1. The Ripple Pond (Momentum Distribution)
Imagine dropping a single stone into a pond. You get one big, expanding ring of ripples.
- One Pulse: When the researchers used just one laser pulse, the particles created (the "fish") spread out in a wide, fuzzy ring. It's like a single stone drop; the energy is there, but it's a bit messy.
- Multiple Pulses: Now, imagine dropping a stone, waiting a split second, dropping another, and doing this five or ten times in a row. The ripples from each stone crash into each other.
- The Result: The wide, fuzzy ring turns into a series of sharp, distinct, and thin rings.
- The Analogy: It's like the difference between a blurry photo and a high-definition one. By using multiple pulses, the researchers "sharpened" the energy of the particles. They could see exactly which "notes" (energies) the vacuum was singing.
2. The Musical Concert (Interference)
This is the most exciting part of the paper. The researchers treated the sequence of laser pulses like a multi-slit interferometer, but in time instead of space.
- The Setup: Imagine a choir where every singer hits the same note.
- If they all sing at the exact same time, the sound is loud.
- If they sing one after another with a specific rhythm, the sound waves can either amplify each other (Constructive Interference) or cancel each other out (Destructive Interference).
- The "Delay" Knob: The researchers had a "knob" called the inter-pulse delay (the time between the beats).
- The Sweet Spot: When they adjusted the delay just right, the "waves" from the different pulses lined up perfectly. It was like a choir hitting a perfect harmony. The result? The number of particles created exploded. In fact, if you double the number of pulses, the production doesn't just double; it quadruples (scales with the square of the number of pulses).
- The Wrong Spot: If they messed up the timing, the waves canceled out, and very few particles were made.
What Did They Actually Find?
- More Pulses = Sharper Details: Just like taking a longer exposure in photography captures more light and detail, using more laser pulses allowed them to see the "spectrum" of the created particles with incredible precision. The "rings" of energy became thin and distinct.
- Timing is Everything: The time gap between pulses is the most critical control knob. By tweaking this gap, they could turn the production of particles on and off, or make it explode in size. It's like tuning a radio; if you are slightly off-frequency, you get static. If you hit the frequency, you get clear music (or in this case, a flood of particles).

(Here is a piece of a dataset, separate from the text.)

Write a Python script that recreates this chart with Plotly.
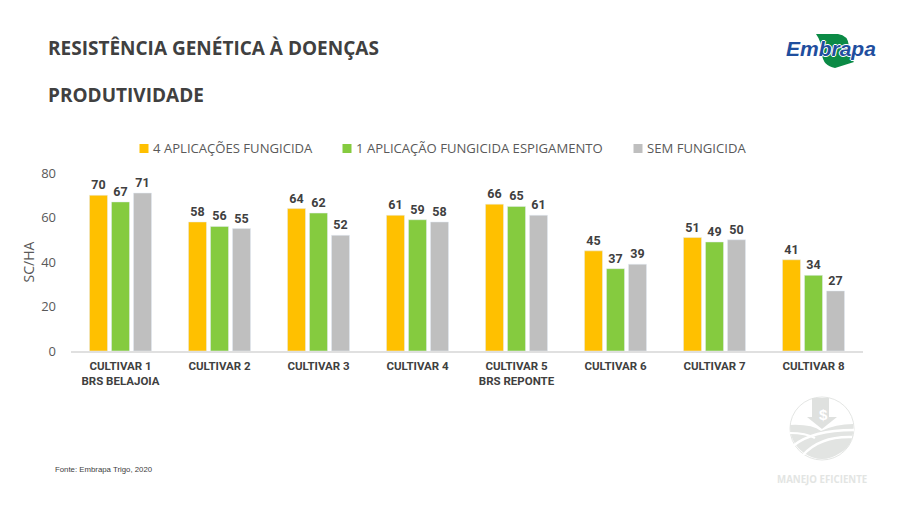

- The "Coherent" Boost: They proved that these pulses work together as a team. They aren't just independent hits; they are a coordinated effort. This "teamwork" (coherence) allows them to create far more particles than a single pulse ever could, even if the total energy used is the same.
The Bottom Line
This paper is a roadmap for the future. Since we can't yet build the "giant hammer" needed to create matter from nothing, we can use a "machine gun" approach.
By firing a sequence of laser pulses with perfect timing, we can trick the vacuum into spitting out electron-positron pairs much more efficiently. It turns the chaotic process of creating matter into a precise, controllable dance, where the rhythm of the laser dictates the outcome.
In short: They found that if you tap the vacuum with a perfectly timed rhythm, you can make it sing a lot louder than if you just shout at it once.